**WHAT IS ASKED**
Quote the data exactly, first line to the line containing "import * as", with no pictures.

**DATA**
▼
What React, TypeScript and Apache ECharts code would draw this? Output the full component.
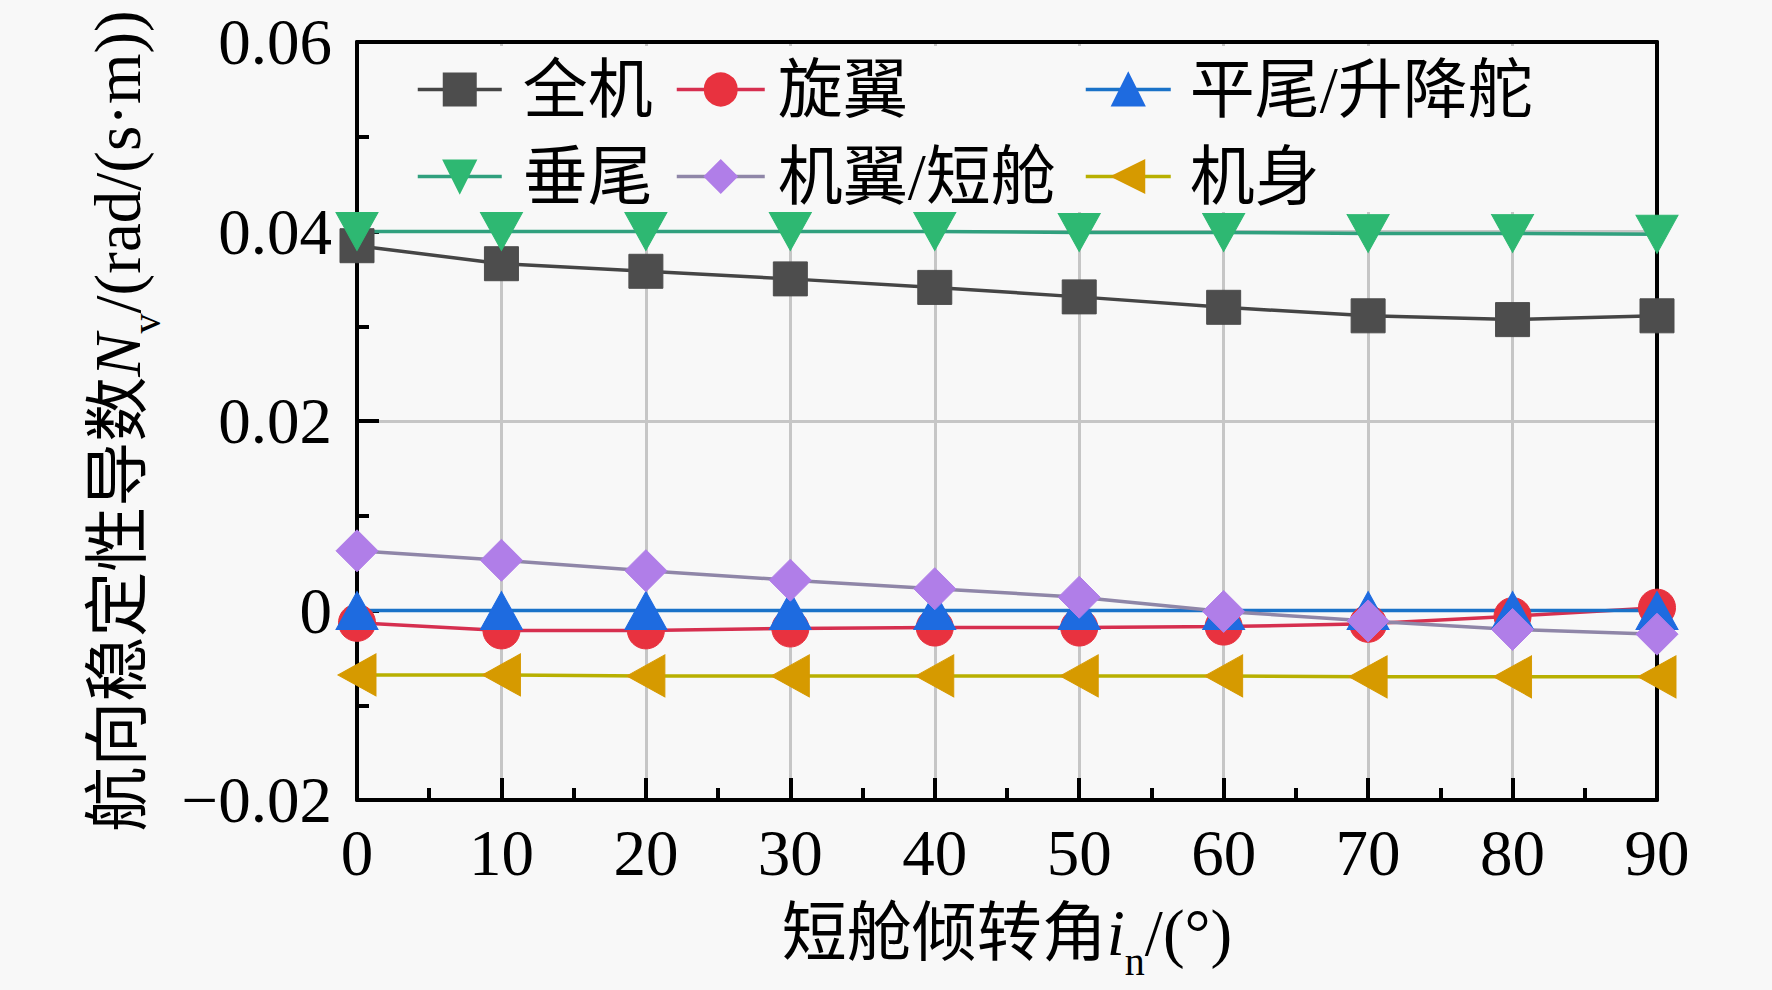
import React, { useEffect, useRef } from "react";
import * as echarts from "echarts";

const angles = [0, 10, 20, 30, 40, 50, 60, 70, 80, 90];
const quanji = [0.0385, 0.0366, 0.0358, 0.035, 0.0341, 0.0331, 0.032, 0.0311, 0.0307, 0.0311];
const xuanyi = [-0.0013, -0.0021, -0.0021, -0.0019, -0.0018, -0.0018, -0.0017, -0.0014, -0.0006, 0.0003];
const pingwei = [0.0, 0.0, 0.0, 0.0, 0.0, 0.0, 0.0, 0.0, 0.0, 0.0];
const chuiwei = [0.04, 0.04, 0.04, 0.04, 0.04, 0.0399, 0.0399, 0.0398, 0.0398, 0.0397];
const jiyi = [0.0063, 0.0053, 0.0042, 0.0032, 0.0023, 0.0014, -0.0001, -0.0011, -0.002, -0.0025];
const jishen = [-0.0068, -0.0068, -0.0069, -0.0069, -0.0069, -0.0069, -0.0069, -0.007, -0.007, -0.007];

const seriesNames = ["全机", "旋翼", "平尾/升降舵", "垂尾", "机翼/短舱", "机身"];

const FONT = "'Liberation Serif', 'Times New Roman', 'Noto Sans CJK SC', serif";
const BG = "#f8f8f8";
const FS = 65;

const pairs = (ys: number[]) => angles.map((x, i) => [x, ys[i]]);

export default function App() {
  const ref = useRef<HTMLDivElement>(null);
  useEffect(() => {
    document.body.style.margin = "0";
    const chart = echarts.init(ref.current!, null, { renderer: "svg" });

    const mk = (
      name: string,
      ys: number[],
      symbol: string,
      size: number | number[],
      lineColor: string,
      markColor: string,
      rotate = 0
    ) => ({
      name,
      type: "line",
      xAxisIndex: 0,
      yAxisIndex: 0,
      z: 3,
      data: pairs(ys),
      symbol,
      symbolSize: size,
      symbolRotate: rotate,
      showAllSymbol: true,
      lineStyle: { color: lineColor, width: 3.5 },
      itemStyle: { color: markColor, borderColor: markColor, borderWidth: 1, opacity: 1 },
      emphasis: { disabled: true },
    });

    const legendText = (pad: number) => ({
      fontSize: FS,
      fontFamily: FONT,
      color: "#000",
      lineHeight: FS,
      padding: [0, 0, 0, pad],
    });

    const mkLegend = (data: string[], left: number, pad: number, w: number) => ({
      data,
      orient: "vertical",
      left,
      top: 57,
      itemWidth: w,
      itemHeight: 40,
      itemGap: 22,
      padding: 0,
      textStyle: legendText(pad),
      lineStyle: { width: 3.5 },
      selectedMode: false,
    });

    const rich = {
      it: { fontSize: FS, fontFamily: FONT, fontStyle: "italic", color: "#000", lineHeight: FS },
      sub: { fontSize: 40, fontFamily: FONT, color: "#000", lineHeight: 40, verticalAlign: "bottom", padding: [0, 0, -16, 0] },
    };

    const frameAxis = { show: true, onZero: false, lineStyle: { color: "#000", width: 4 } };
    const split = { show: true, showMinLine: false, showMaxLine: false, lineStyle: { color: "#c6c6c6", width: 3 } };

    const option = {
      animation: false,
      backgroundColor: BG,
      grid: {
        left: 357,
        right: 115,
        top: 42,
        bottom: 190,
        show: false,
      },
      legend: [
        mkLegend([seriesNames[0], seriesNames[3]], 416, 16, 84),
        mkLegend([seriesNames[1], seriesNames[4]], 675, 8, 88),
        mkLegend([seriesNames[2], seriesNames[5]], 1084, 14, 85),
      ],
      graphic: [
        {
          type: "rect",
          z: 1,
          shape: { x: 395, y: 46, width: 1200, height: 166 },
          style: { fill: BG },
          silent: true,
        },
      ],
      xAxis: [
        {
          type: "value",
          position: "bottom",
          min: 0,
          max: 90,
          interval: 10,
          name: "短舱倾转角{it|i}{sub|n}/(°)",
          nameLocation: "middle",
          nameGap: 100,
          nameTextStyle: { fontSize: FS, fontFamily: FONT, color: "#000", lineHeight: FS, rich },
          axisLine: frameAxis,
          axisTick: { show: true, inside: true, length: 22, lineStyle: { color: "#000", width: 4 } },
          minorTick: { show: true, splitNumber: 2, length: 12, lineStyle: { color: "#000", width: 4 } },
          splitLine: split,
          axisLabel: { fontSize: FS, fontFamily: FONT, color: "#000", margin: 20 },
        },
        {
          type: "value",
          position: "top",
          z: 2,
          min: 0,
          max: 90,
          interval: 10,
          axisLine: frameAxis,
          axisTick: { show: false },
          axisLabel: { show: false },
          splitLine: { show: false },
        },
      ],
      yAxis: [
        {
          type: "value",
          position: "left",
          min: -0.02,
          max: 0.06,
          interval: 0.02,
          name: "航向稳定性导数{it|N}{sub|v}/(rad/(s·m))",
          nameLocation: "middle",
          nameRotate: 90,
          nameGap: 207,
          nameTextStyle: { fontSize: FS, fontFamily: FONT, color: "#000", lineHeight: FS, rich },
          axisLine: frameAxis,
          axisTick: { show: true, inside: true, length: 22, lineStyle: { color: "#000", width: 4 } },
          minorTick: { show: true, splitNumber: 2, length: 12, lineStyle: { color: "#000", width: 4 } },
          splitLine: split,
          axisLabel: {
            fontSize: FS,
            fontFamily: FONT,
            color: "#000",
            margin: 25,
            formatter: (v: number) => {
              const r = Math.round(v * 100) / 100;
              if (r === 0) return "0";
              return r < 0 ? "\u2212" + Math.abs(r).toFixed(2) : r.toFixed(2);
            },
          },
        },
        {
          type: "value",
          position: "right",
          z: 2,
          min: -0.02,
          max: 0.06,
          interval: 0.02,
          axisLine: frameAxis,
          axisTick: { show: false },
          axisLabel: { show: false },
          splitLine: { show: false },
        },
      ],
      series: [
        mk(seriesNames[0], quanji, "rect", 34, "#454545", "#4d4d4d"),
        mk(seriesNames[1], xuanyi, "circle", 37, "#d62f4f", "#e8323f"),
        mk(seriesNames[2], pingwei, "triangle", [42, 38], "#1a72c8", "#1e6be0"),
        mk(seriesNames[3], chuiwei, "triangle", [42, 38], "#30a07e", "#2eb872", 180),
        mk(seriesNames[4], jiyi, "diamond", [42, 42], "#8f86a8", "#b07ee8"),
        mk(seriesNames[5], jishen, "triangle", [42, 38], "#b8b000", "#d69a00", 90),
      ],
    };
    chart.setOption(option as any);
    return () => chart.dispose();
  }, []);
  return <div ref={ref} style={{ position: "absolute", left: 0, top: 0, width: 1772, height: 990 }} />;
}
▲
**TASK ANSWER**
What React, TypeScript and Apache ECharts code would draw this? Output the full component.
import React, { useEffect, useRef } from "react";
import * as echarts from "echarts";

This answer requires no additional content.